■ **GIVEN TASK**
For the entries that follow, tally the lines holding the string "this". Give the total and nothing else.

■ **EXERCISE MATERIALS**
◇ ◇ ◇ ◇ ◇
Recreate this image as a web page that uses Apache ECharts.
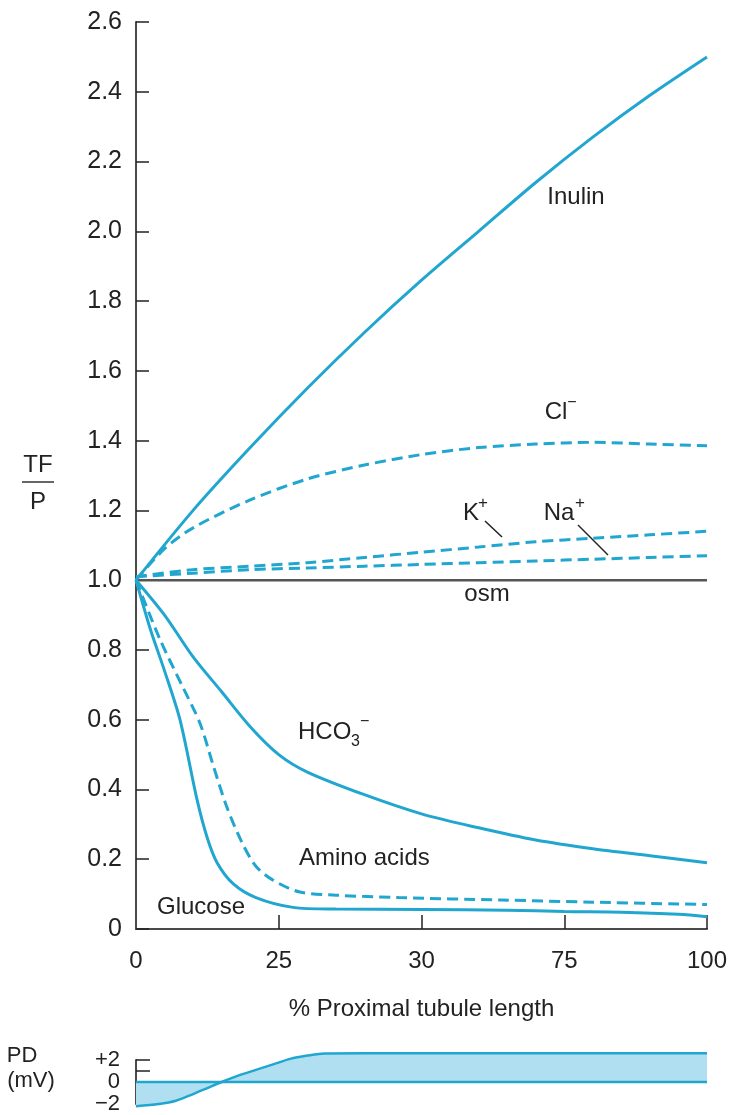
◇ ◇ ◇ ◇ ◇
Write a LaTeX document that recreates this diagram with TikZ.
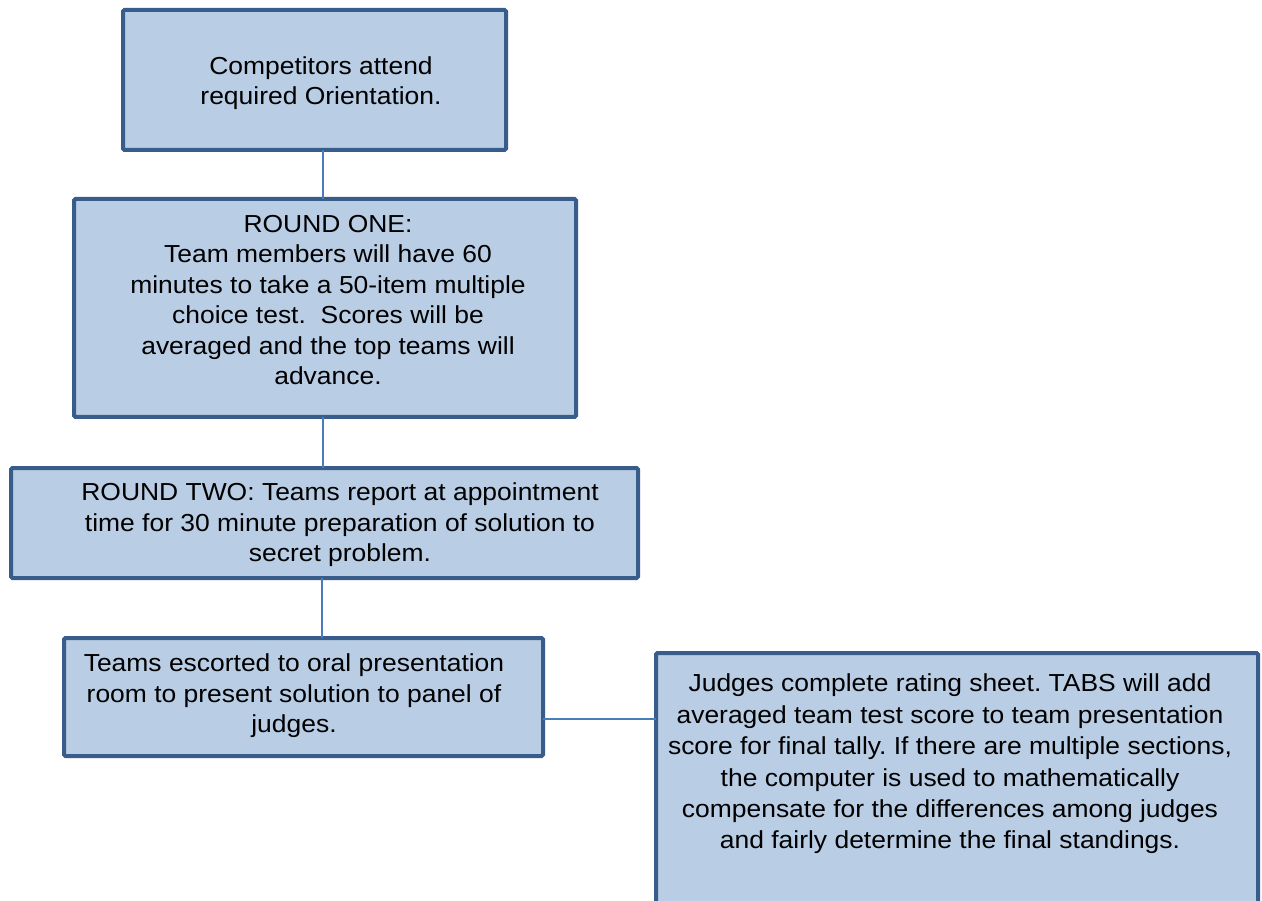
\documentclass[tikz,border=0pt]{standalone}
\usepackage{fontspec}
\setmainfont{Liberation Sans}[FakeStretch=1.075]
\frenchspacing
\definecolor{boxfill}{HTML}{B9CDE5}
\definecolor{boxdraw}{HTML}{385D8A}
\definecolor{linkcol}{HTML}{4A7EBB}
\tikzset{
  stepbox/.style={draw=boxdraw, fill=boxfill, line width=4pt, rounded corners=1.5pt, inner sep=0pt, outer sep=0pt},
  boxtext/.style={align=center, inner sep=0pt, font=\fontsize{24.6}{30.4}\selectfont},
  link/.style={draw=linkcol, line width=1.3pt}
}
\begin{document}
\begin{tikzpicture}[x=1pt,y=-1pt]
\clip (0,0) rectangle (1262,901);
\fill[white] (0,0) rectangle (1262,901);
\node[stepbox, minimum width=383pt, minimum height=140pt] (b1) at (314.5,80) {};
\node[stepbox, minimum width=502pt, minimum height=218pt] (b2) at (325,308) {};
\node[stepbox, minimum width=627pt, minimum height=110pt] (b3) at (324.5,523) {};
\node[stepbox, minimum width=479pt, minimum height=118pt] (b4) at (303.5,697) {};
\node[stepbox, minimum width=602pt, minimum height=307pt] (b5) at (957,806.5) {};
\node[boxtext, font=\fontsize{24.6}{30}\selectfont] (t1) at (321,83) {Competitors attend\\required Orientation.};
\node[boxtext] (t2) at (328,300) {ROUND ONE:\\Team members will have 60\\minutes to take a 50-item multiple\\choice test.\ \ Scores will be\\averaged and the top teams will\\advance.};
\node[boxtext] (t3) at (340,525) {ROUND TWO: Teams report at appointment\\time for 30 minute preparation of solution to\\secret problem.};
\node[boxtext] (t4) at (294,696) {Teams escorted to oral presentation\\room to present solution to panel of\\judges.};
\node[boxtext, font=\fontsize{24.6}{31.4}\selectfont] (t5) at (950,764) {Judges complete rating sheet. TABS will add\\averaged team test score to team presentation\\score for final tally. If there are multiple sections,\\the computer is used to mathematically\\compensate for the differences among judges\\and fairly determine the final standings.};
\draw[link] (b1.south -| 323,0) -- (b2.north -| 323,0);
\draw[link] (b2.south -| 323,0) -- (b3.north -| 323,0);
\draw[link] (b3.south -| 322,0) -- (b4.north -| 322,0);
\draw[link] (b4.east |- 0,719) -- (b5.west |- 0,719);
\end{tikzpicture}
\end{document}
◇ ◇ ◇ ◇ ◇
■ **RESPONSE TO THE EXERCISE**
2